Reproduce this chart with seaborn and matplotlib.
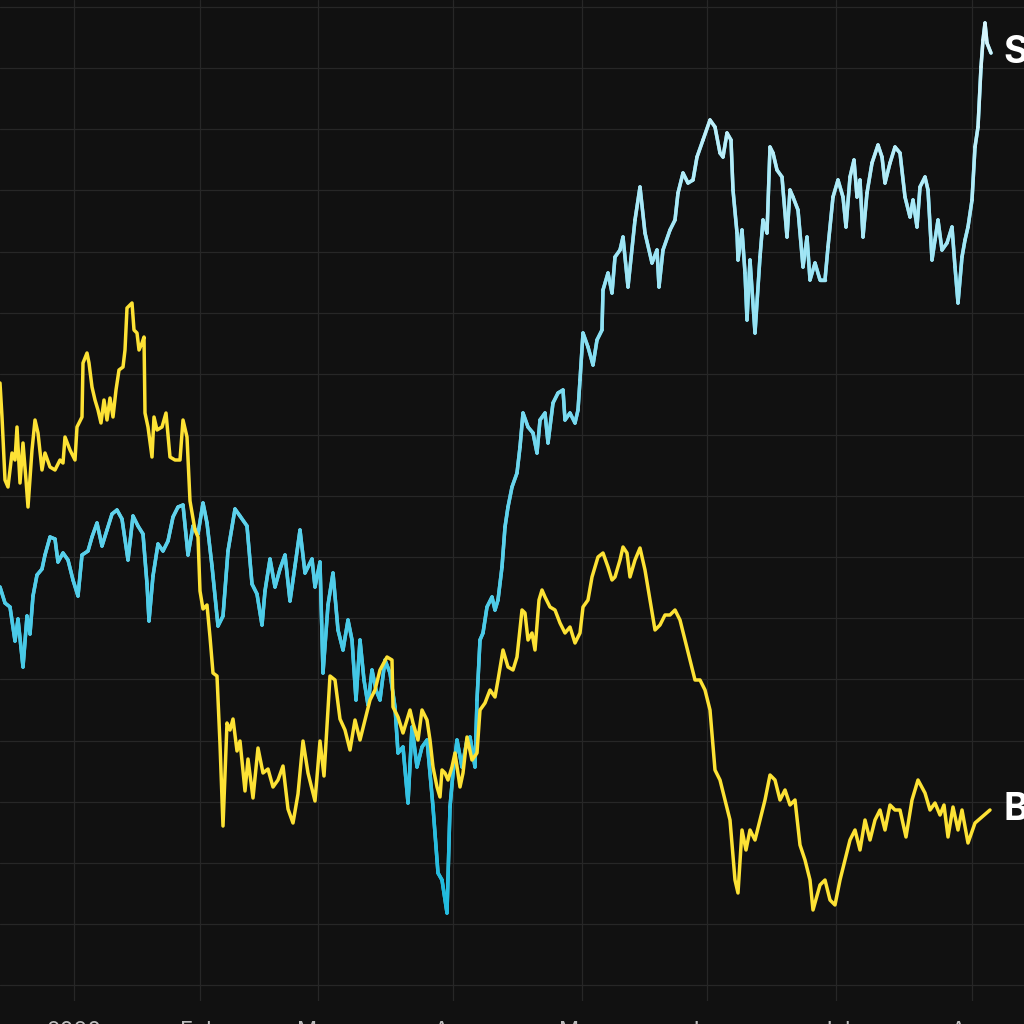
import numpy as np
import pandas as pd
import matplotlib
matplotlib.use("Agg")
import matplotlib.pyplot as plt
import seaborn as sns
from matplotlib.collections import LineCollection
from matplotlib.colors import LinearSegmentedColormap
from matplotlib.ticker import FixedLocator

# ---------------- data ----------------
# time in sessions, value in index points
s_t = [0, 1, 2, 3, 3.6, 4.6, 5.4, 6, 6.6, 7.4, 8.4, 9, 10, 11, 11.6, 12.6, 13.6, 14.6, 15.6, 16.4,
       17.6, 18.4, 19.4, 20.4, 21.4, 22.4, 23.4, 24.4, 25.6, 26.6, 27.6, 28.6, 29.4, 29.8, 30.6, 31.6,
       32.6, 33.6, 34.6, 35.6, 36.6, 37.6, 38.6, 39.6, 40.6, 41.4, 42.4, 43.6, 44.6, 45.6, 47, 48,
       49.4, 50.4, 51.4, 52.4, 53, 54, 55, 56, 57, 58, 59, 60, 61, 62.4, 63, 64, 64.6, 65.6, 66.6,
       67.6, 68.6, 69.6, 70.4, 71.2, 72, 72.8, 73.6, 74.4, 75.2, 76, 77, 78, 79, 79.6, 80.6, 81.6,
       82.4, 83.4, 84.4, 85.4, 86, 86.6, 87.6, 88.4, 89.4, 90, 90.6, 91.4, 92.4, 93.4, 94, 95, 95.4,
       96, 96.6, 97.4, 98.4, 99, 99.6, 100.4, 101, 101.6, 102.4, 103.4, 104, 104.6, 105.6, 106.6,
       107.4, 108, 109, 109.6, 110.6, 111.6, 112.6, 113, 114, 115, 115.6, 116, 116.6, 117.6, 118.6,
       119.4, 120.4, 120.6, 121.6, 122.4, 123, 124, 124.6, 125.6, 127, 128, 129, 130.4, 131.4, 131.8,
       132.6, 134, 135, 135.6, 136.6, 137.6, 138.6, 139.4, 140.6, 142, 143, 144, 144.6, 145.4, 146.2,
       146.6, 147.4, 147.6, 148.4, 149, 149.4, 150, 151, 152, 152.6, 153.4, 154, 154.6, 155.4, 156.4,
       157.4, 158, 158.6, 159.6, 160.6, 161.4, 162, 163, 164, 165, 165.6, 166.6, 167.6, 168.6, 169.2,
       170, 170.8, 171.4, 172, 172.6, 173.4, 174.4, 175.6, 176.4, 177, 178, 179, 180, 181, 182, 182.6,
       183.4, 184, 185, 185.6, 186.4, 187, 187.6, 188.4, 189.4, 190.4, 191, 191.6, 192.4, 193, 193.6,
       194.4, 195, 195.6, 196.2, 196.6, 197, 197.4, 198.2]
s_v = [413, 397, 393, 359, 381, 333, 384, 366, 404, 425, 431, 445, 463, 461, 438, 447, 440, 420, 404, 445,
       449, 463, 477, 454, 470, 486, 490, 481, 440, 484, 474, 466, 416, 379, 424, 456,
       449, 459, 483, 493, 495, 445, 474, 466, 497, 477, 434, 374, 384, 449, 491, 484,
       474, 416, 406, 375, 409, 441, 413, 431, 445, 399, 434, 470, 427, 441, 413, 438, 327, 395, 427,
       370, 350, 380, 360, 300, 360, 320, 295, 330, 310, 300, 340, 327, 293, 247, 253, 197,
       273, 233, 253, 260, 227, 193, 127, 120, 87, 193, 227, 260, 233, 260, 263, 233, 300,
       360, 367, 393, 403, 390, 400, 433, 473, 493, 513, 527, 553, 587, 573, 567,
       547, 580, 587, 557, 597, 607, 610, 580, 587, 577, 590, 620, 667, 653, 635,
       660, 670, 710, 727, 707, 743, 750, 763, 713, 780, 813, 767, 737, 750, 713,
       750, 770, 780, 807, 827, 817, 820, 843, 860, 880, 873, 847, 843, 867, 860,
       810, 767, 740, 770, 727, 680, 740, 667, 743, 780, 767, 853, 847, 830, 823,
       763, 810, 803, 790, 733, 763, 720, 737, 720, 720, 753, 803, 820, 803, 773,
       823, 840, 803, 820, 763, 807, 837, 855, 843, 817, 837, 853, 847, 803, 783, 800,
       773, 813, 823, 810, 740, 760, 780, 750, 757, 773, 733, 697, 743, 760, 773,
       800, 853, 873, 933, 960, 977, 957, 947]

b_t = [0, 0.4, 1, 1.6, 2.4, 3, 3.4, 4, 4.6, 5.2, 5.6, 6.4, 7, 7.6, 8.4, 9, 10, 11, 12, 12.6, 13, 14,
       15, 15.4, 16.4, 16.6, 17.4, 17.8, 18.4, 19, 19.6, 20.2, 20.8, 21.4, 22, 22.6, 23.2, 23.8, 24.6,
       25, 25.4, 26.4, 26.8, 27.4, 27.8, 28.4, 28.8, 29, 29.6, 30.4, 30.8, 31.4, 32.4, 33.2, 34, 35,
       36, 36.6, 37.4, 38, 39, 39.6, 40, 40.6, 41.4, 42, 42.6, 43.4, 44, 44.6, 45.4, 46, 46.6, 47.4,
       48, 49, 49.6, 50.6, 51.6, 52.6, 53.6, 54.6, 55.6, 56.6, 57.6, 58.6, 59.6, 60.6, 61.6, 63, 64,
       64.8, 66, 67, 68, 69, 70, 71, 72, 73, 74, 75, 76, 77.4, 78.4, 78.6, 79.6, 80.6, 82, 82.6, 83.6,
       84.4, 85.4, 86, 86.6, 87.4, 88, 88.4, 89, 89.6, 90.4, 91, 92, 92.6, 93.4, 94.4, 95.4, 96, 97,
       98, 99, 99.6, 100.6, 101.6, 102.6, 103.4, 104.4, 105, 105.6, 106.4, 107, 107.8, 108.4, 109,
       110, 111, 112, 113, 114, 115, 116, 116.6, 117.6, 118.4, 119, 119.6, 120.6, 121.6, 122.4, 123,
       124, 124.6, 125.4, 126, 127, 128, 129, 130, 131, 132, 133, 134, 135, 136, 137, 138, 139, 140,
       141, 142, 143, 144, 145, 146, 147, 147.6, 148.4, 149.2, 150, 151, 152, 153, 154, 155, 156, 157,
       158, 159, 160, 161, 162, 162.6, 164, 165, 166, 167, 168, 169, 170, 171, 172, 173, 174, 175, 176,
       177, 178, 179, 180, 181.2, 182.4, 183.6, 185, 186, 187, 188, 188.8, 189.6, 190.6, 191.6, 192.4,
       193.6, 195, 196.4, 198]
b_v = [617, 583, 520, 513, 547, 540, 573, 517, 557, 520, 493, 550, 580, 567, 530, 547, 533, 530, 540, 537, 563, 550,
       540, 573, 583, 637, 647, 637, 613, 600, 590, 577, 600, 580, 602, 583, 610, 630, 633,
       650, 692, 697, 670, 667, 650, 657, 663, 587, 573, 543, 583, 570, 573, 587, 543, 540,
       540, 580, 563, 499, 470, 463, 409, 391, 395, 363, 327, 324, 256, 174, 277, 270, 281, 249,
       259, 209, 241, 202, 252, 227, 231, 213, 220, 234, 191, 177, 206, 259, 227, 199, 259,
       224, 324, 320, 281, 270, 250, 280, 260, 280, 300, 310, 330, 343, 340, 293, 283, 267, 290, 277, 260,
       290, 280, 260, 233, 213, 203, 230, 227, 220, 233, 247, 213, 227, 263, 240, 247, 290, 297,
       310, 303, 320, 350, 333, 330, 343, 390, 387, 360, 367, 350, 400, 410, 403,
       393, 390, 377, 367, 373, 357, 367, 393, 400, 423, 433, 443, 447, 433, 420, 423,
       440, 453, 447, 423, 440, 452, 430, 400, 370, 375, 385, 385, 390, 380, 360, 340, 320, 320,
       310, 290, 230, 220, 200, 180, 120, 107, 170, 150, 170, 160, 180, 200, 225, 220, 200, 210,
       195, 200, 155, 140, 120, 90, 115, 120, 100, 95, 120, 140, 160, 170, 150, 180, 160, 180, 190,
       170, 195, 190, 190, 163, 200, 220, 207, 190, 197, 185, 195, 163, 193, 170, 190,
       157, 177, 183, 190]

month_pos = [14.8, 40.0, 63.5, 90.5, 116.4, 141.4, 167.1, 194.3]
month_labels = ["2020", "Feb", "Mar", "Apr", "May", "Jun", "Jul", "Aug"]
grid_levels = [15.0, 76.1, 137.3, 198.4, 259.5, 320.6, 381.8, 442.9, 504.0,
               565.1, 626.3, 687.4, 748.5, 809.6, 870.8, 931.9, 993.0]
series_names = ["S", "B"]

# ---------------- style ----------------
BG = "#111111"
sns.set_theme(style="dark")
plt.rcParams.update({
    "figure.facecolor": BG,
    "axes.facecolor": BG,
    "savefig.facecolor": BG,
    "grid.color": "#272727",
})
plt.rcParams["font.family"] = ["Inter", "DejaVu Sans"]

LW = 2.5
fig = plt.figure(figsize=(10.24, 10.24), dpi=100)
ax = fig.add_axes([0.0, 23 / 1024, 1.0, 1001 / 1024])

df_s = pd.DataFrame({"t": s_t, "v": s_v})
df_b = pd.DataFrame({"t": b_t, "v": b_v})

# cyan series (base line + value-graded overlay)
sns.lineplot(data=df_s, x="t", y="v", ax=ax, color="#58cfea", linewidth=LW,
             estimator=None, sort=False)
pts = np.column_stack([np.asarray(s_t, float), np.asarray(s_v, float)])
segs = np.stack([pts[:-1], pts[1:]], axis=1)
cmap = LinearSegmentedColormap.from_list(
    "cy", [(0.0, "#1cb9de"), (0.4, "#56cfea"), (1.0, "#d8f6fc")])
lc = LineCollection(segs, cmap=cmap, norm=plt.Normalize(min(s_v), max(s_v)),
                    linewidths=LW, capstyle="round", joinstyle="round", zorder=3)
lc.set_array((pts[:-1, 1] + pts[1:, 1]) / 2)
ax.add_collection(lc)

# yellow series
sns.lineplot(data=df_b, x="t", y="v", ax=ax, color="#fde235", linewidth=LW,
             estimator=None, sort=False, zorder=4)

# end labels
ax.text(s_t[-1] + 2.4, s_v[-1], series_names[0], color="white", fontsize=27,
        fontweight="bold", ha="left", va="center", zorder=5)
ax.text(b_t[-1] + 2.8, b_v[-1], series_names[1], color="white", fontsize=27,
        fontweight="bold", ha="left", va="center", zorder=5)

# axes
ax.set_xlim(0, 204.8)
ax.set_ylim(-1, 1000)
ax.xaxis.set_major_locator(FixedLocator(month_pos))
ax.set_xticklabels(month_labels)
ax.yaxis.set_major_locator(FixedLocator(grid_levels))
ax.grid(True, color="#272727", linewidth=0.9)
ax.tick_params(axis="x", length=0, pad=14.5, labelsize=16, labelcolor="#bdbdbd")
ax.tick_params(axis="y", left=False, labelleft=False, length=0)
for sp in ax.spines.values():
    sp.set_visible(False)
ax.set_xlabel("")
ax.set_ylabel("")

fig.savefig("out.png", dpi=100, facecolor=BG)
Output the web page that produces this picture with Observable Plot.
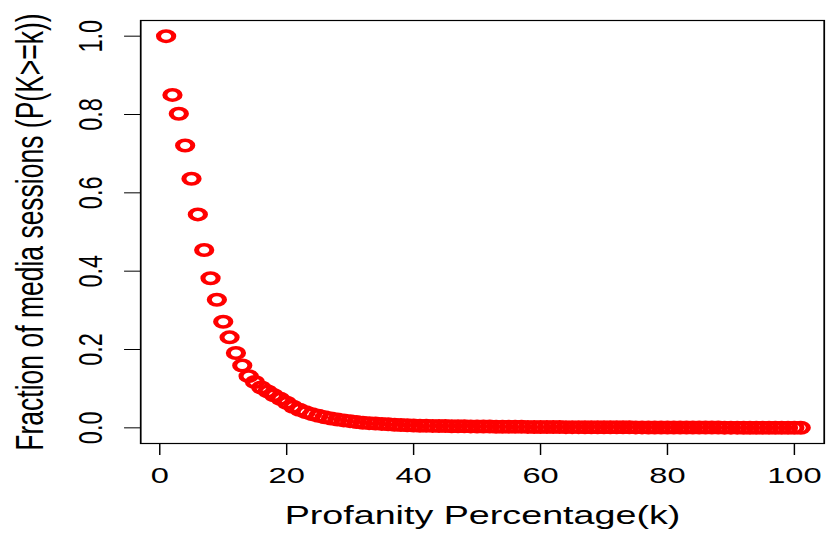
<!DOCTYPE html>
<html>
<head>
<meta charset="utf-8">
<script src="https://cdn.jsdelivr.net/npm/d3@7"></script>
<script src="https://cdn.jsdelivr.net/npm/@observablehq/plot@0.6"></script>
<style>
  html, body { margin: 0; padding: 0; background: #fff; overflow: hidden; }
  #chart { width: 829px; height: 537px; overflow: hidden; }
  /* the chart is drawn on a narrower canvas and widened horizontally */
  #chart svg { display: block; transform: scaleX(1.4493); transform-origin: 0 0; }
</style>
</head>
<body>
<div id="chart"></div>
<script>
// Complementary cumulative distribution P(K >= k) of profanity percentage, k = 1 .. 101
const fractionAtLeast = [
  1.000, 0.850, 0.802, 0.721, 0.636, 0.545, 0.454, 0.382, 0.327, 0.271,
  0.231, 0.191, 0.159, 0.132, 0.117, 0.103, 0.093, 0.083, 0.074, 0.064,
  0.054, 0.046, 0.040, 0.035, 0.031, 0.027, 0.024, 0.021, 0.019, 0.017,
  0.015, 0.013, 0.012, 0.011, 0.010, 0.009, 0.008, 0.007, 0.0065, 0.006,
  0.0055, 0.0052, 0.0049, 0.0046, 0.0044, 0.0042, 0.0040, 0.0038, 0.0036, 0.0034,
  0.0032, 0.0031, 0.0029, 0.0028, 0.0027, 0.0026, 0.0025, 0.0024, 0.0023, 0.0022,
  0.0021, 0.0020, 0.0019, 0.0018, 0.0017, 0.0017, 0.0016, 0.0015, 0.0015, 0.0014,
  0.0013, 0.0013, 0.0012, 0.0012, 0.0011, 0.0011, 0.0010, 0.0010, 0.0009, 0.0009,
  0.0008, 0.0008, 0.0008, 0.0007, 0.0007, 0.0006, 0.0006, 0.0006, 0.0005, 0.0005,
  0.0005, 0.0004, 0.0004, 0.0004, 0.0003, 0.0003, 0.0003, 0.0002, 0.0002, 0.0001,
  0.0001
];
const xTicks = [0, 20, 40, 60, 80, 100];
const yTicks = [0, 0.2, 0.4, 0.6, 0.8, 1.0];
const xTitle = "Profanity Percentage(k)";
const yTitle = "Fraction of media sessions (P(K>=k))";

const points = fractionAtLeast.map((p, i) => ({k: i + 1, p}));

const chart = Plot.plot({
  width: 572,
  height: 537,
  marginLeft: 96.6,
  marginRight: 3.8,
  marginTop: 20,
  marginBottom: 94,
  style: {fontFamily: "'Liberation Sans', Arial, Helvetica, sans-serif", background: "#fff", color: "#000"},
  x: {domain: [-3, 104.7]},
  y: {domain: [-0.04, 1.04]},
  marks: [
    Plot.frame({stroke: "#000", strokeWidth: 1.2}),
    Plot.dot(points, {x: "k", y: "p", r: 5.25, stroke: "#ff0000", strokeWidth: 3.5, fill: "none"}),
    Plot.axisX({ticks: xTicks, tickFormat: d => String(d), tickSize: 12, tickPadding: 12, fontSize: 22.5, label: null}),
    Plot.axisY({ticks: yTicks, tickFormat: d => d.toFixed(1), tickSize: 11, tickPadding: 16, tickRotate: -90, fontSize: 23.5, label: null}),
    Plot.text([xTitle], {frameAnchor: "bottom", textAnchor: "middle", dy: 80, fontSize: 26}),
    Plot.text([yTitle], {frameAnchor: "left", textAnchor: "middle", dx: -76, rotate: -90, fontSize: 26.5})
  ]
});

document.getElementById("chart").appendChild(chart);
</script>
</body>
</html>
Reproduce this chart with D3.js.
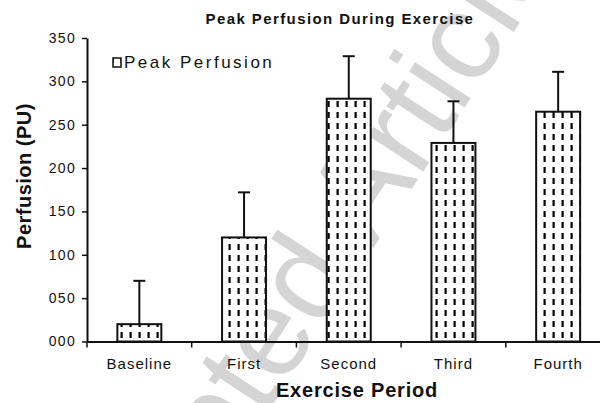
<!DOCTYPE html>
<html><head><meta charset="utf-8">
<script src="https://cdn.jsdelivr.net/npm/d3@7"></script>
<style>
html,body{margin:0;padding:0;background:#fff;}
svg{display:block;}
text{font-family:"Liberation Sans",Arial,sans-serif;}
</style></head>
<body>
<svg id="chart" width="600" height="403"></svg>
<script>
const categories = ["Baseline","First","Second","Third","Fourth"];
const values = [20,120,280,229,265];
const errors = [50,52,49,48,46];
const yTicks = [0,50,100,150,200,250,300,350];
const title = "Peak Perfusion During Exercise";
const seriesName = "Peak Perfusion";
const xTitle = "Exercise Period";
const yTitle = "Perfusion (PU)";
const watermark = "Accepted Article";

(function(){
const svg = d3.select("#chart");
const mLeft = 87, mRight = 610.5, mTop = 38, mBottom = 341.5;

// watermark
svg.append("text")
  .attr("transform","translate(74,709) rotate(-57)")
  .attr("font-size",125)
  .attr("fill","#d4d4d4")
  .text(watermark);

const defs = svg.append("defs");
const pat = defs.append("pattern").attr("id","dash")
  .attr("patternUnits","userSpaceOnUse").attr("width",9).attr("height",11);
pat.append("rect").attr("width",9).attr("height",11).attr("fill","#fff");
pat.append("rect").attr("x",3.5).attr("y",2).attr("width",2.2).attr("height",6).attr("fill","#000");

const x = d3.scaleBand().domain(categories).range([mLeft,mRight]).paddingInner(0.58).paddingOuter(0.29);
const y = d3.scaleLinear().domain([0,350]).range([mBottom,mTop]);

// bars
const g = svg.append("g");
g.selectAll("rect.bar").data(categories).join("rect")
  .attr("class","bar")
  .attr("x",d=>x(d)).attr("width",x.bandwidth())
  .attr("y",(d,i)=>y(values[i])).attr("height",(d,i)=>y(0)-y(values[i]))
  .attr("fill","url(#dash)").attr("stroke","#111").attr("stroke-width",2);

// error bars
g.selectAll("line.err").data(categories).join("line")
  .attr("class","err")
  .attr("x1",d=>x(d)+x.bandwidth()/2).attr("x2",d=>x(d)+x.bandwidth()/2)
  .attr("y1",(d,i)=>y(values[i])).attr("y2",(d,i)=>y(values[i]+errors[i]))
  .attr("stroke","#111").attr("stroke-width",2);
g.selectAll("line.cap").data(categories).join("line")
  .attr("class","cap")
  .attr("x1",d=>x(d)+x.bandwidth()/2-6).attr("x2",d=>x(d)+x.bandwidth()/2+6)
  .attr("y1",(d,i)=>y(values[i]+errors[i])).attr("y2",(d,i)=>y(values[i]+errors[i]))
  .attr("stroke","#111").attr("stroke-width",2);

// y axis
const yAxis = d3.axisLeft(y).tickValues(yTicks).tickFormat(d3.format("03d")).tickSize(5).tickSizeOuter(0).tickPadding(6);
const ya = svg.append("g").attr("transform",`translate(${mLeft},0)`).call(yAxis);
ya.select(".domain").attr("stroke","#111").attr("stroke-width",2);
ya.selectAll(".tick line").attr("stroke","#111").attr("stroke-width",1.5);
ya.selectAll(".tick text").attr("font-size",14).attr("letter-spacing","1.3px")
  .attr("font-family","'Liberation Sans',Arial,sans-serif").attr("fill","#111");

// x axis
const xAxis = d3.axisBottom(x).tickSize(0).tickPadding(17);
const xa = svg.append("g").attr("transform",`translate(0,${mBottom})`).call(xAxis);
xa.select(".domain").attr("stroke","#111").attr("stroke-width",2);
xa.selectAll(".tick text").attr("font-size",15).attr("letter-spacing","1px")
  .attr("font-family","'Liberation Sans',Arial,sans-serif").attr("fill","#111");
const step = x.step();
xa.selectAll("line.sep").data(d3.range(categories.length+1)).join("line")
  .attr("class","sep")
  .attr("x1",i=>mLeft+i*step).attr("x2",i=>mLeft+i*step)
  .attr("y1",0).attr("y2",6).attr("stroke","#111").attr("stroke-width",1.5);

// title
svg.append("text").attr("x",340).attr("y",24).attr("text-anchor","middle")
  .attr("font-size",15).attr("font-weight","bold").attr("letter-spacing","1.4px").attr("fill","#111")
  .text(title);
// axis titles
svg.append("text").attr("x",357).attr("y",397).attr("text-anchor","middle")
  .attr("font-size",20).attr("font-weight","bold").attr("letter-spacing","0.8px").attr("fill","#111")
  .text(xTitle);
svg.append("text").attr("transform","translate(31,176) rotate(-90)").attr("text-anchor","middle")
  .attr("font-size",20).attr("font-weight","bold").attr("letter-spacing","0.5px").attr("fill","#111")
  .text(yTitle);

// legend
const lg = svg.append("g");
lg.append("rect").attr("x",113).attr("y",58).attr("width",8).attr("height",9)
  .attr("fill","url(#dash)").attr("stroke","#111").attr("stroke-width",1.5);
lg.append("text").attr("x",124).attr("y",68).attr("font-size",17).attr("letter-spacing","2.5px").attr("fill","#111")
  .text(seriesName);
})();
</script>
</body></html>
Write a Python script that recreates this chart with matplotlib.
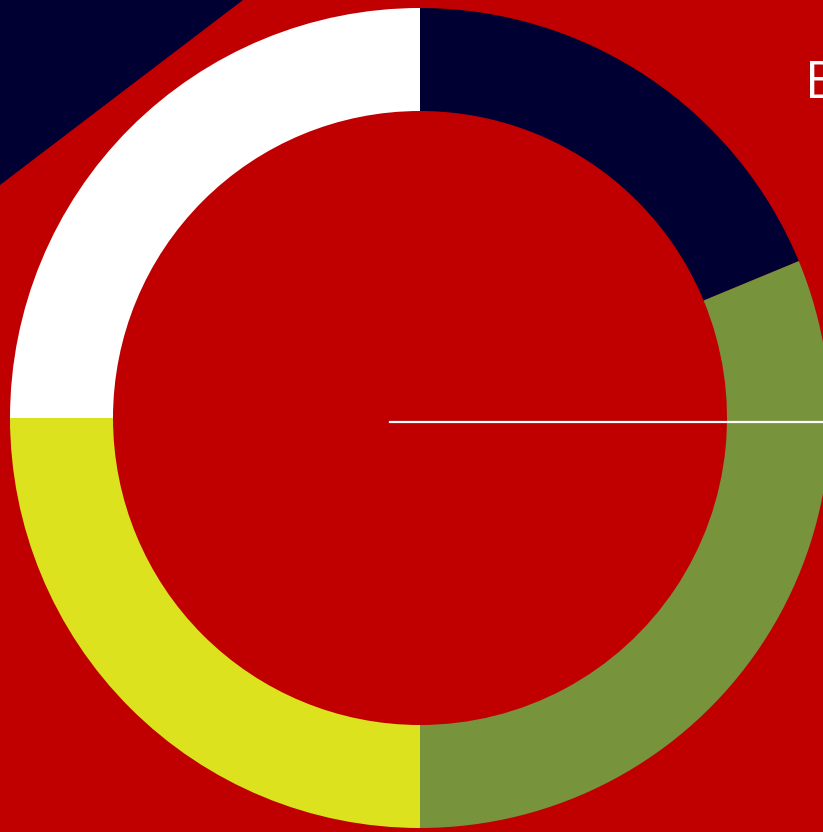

--- TASK REQUIREMENTS ---
Copy nothing but the lines from the top of the material through the line holding "from matplotlib.ticker import FixedLocator", exactly as written; omit pictures.

--- TASK SOLUTION ---
Reproduce this chart with seaborn and matplotlib.
import numpy as np
import pandas as pd
import matplotlib
matplotlib.use("Agg")
import matplotlib.pyplot as plt
import seaborn as sns
from matplotlib.collections import LineCollection
from matplotlib.colors import LinearSegmentedColormap
from matplotlib.ticker import FixedLocator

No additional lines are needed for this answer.